On my first full day in the most economically divided county in America, people started telling me about the man who wanders the streets here with an American flag wrapped around his shoulders.
Everyone knew him, but no one had many details.
Me: Where will I find him?
You know, around.
Me: Right ... Like where, though?
Near the lake, maybe.
Sight unseen, this man became a sort of mythical being for me -- a representation of the soul of this part of the Mississippi River Delta, where a body of water and centuries of history largely separate the rich from poor.
Surely, he must have something to say about the American Dream.

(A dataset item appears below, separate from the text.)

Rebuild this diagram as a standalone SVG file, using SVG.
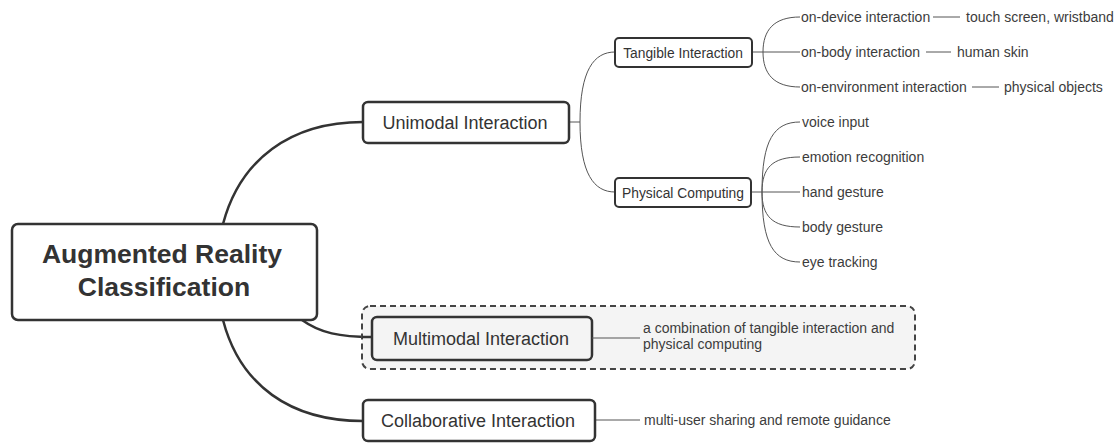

As I wandered around both sides of Lake Providence, the town and the sickle-shaped body of water that separates the rich on the north from the poor on the south, I looked for the man with the American flag at every turn -- on Lake Street, with its boarded-up businesses; at the Grab Bag, a local gathering point; near a cemetery, where locals go to scratch off lottery tickets; at the Dock, a restaurant with a cartoonish red crawfish on the roof and warning signs for alligators.
I struck out, again and again.
I began to wonder whether the man and the flag actually existed. There's that scene in every great Western film (and in a dream sequence in "Wayne's World 2") where the cowboy looks across the desert and sees an elder or shaman in the heat-rippled haze of the horizon. Maybe all of these people imagined the man and his flag? Maybe they wanted a source of hope in a place that's about as economically depressed and desperate as they come. About 40% of people in the parish live in poverty.
There would be good cause for a mirage.
A reason for an imaginary mascot.
But then, five days into the trip, I saw him
He was sitting on a metal parking barrier off Interstate 65.
I was scheduled to interview the owner of My Dream Eatery, a rare new-business success story in a town that needs plenty more of those. But I knew I would miss him if I went to the interview. Hell, I was worried if I looked away, he would disappear. I peeked my head into the restaurant as quickly as I could to say that I was going to be a few minutes, sorry, but something had just come up.
As I walked toward him across the parking lot, I tried to look nonchalant but also wanted to catch his attention by waving, which is an impossible combination -- one employed successfully only by Mormon missionaries or maybe sex offenders.
I said hello -- hi, ahem, my name is John, and I'm from CNN. I'm working on this story, and I, well, I've heard about you. (!) I mean, I've heard about you. (...)
George Estes, 59, was kind enough to speak with me.
The American flag was neatly folded and wrapped around a backpack, not his shoulders. He was wearing several layers of clothing, a dress shirt, a tie, a tuxedo vest and a jacket. It felt like 100 degrees that day. Few clouds, if any.
As we talked, he wiped beads of sweat from his face.
But he looked completely and remarkably dapper for a person who walks five, six, seven, eight miles a day -- going nowhere and everywhere in particular.
He wears a large backpack, he said, to stop his back from hurting.
Estes' parents both died when he was relatively young, and he dropped out of school in seventh grade. He has struggled with mental health issues, he told me.
He survives on government disability insurance.